In a survey of 125 senior executives across a variety of sectors in Asia, Europe and the US, 19% of those surveyed acknowledged they were contracting their businesses, and 54% said they were in outright growth mode. This is a change from April 2009 results, which showed 30% of executives pointing to contraction and 41% showing growth.

“The rest of them showed flat growth,” says Richard Kadzis, director of marketing communications for CoreNetGlobal. “Flat is the new up.”

When queried about real estate operating budget changes compared to 2008, 34% indicated there would be no change, whereas 46% said there would be a decline in the operating budget. Both numbers are an increase from April 2009′s figures, which pointed to 19% of those surveyed indicating changes to the budget and 55% stating there would be a decline in the budget. Though capital expenditure is down from August 2008, there has been an uptick in continued plans for such expenditures; from 10% in April 2009 to 13% in October 2009.

A year and several weeks after the financial meltdown, realism has set in, and corporate executives are dealing with it. “A year ago at this time, we were looking at the first realization of Black October,” Kadzis tells GlobeSt.com. “It took about 30 days or so to bleed into the harsh reality that there was something terribly wrong here.” Following that was the decline in commercial real estate transactions and leases, combined with what Kadzis called the “corporate freeze,” during which corporate executives froze, like a deer in the headlights.

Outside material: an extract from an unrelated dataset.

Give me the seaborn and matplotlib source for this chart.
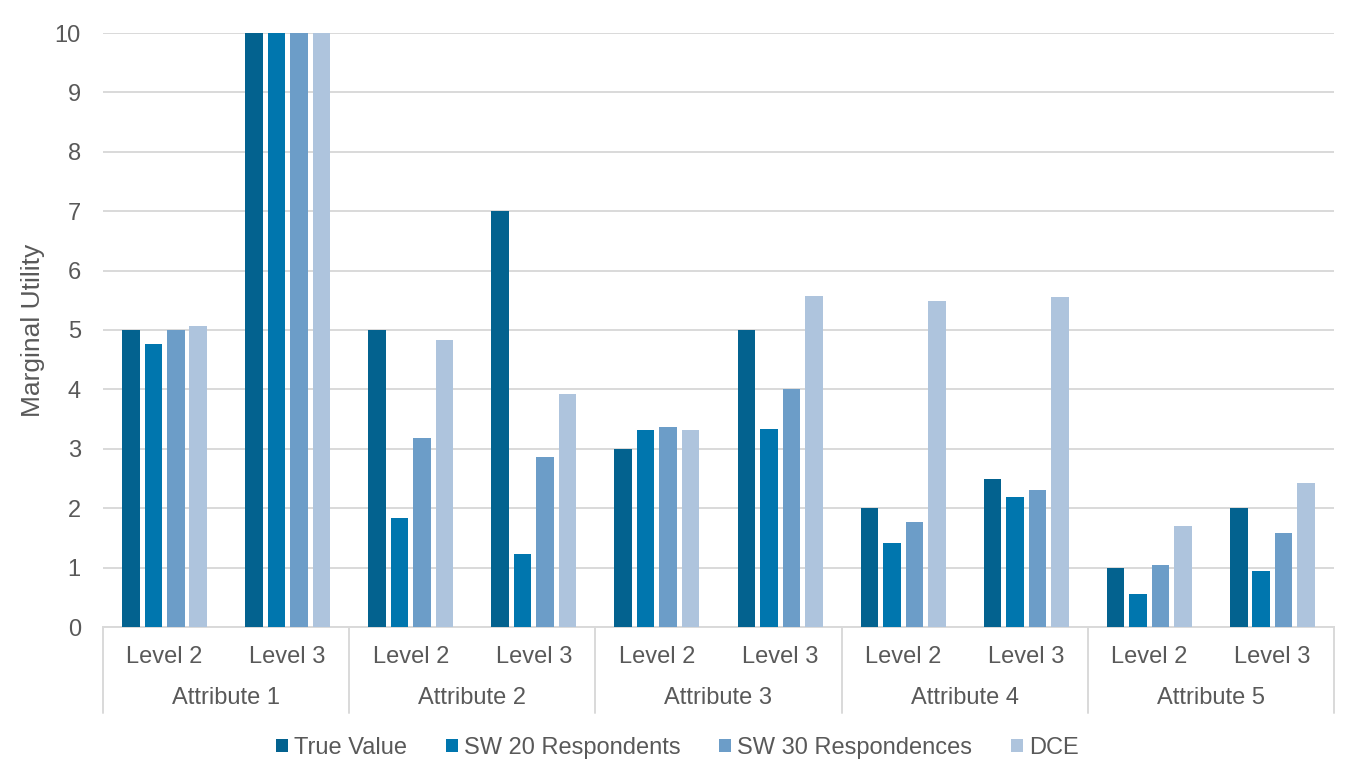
import matplotlib
matplotlib.use("Agg")
import matplotlib.pyplot as plt
import matplotlib.transforms as mtransforms
from matplotlib.lines import Line2D
from matplotlib.patches import Patch
import pandas as pd
import seaborn as sns

# ---- data -------------------------------------------------------------
attributes = ["Attribute 1", "Attribute 2", "Attribute 3", "Attribute 4", "Attribute 5"]
levels = ["Level 2", "Level 3"]
series = ["True Value", "SW 20 Respondents", "SW 30 Respondences", "DCE"]

true_value = [5.0, 10.0, 5.0, 7.0, 3.0, 5.0, 2.0, 2.5, 1.0, 2.0]
sw20 = [4.76, 10.0, 1.84, 1.23, 3.31, 3.33, 1.41, 2.19, 0.56, 0.95]
sw30 = [5.0, 10.0, 3.19, 2.87, 3.36, 4.0, 1.77, 2.30, 1.05, 1.59]
dce = [5.07, 10.0, 4.83, 3.92, 3.32, 5.58, 5.49, 5.55, 1.70, 2.42]

colors = ["#03628F", "#0076AE", "#6C9DC8", "#AEC4DD"]

# ---- long-form table --------------------------------------------------
categories = [f"{a}|{l}" for a in attributes for l in levels]
rows = []
for name, vals in zip(series, [true_value, sw20, sw30, dce]):
    for cat, v in zip(categories, vals):
        rows.append({"category": cat, "series": name, "value": v})
df = pd.DataFrame(rows)

# ---- figure -----------------------------------------------------------
sns.set_style("white")
plt.rcParams["font.family"] = ["Liberation Sans", "DejaVu Sans"]
text_color = "#595959"
grid_color = "#D9D9D9"

fig = plt.figure(figsize=(13.55, 7.62), dpi=100)
W, H = 1355, 762
ax = fig.add_axes([103 / W, (H - 627) / H, (1334 - 103) / W, (627 - 33) / H])

sns.barplot(data=df, x="category", y="value", hue="series", order=categories,
            hue_order=series, palette=colors, width=0.73, gap=0.22,
            saturation=1, linewidth=0, legend=False, ax=ax, zorder=3)

ax.set_ylim(0, 10)
ax.set_xlim(-0.5, len(categories) - 0.5)
ax.set_yticks(range(0, 11))
ax.tick_params(axis="y", length=0, labelsize=17, labelcolor=text_color, pad=16)
ax.tick_params(axis="x", length=0)
ax.set_xticks([])
ax.set_xlabel("")
ax.set_ylabel("Marginal Utility", fontsize=19, color=text_color)
ax.yaxis.set_label_coords(33 / W, 1 - 330 / H, transform=fig.transFigure)
ax.yaxis.label.set_verticalalignment("center")
ax.yaxis.grid(True, color=grid_color, linewidth=1.4, zorder=0)
ax.set_axisbelow(True)
for side in ["left", "right", "top"]:
    ax.spines[side].set_visible(False)
ax.spines["bottom"].set_color(grid_color)
ax.spines["bottom"].set_linewidth(1.4)

# ---- two-level category axis -----------------------------------------
trans = mtransforms.blended_transform_factory(ax.transData, fig.transFigure)
y_level = 1 - 657 / H
y_attr = 1 - 698 / H
y_bottom = 1 - 713 / H
y_axis = 1 - 627 / H

for i, cat in enumerate(categories):
    attr, lvl = cat.split("|")
    ax.text(i, y_level, lvl, transform=trans, ha="center", va="center",
            fontsize=17, color=text_color)

n_lv = len(levels)
for j, attr in enumerate(attributes):
    center = j * n_lv + (n_lv - 1) / 2
    ax.text(center, y_attr, attr, transform=trans, ha="center", va="center",
            fontsize=17, color=text_color)

for j in range(len(attributes) + 1):
    xb = j * n_lv - 0.5
    ax.add_line(Line2D([xb, xb], [y_bottom, y_axis], transform=trans,
                       color=grid_color, linewidth=1.4, clip_on=False))

# ---- legend -----------------------------------------------------------
handles = [Patch(facecolor=c, edgecolor="none", label=s) for c, s in zip(colors, series)]
fig.legend(handles=handles, loc="center", bbox_to_anchor=(0.5, 1 - 748 / H),
           ncol=4, frameon=False, fontsize=17, labelcolor=text_color,
           handlelength=0.5, handleheight=0.5, handletextpad=0.25,
           columnspacing=1.65)

fig.savefig("out.png", dpi=100)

The result was that companies went into survival mode, boosting efficiency through cost-cutting. “People did a good job of managing to the moment and are seeing positive results from those extreme actions,” Kadzis says. This is likely why the research is showing signs of cautious optimism, he adds.

There was one down note, however; the corporate users believe now that the recession is likely to last into 2011 or even 2012. “Awhile ago, we thought 2010 would be the year, now more people are putting faith in 2011,” Kadzis explains. Not that 2010 will be the bloodbath of 2009 however. “It’ll be a holding-your-own year,” Kadzis predicts.